* _DATA EXTRACT_
──────────────────────────────

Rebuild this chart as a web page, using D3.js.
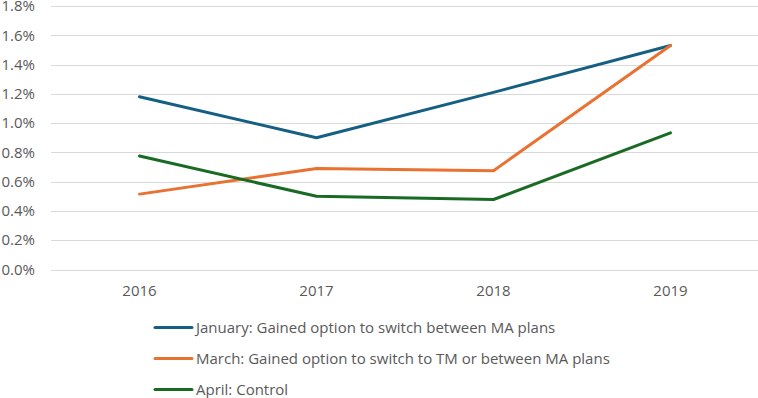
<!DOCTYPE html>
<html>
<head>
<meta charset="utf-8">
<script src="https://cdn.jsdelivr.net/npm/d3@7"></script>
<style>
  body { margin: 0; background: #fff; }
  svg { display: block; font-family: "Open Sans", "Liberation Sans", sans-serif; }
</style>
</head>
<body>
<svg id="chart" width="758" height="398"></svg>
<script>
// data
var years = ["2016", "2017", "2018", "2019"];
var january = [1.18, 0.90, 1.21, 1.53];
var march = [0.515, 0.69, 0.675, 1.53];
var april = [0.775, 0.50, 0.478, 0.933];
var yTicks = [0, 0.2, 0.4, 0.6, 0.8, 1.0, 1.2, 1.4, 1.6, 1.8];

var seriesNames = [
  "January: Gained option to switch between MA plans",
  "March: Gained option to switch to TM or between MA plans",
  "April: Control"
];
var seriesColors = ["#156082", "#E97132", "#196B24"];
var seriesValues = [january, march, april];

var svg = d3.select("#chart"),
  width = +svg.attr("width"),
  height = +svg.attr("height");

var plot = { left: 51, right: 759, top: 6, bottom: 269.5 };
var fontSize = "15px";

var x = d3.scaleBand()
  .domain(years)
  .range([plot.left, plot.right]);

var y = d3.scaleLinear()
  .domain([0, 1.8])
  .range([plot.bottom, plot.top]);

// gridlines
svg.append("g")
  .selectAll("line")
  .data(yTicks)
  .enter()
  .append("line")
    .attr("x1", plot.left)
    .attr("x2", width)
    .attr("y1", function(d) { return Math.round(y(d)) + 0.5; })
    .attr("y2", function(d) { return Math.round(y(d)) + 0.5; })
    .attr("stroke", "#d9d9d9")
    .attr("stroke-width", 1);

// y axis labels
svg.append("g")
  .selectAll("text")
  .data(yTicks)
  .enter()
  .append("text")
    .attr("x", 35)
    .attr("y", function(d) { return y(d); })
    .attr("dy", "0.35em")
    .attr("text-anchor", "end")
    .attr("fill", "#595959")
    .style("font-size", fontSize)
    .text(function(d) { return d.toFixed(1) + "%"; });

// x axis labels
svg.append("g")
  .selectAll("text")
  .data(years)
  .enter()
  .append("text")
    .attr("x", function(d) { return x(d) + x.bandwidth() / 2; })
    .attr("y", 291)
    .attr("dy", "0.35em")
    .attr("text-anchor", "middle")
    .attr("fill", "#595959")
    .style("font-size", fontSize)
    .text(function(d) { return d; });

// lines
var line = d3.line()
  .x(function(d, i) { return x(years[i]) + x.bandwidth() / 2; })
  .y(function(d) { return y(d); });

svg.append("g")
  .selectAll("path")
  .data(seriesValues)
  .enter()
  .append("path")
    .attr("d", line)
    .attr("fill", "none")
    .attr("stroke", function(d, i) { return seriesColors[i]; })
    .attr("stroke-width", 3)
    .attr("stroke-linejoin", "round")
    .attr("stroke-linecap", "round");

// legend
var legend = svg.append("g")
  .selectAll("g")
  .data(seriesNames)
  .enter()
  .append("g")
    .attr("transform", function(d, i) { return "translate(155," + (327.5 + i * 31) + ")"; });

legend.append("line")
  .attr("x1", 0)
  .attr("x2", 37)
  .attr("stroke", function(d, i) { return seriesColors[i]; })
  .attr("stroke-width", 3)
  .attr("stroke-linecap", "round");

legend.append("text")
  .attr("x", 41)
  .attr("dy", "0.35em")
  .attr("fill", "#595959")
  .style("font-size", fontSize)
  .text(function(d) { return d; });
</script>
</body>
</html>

──────────────────────────────

* _WRITTEN TASK_
Extract, word for word, each line from the top of the data down to and including the line with "var seriesValues = [january, march, april];"; skip the pictures.

* _FINAL ANSWER_
Rebuild this chart as a web page, using D3.js.
<!DOCTYPE html>
<html>
<head>
<meta charset="utf-8">
<script src="https://cdn.jsdelivr.net/npm/d3@7"></script>
<style>
  body { margin: 0; background: #fff; }
  svg { display: block; font-family: "Open Sans", "Liberation Sans", sans-serif; }
</style>
</head>
<body>
<svg id="chart" width="758" height="398"></svg>
<script>
// data
var years = ["2016", "2017", "2018", "2019"];
var january = [1.18, 0.90, 1.21, 1.53];
var march = [0.515, 0.69, 0.675, 1.53];
var april = [0.775, 0.50, 0.478, 0.933];
var yTicks = [0, 0.2, 0.4, 0.6, 0.8, 1.0, 1.2, 1.4, 1.6, 1.8];

var seriesNames = [
  "January: Gained option to switch between MA plans",
  "March: Gained option to switch to TM or between MA plans",
  "April: Control"
];
var seriesColors = ["#156082", "#E97132", "#196B24"];
var seriesValues = [january, march, april];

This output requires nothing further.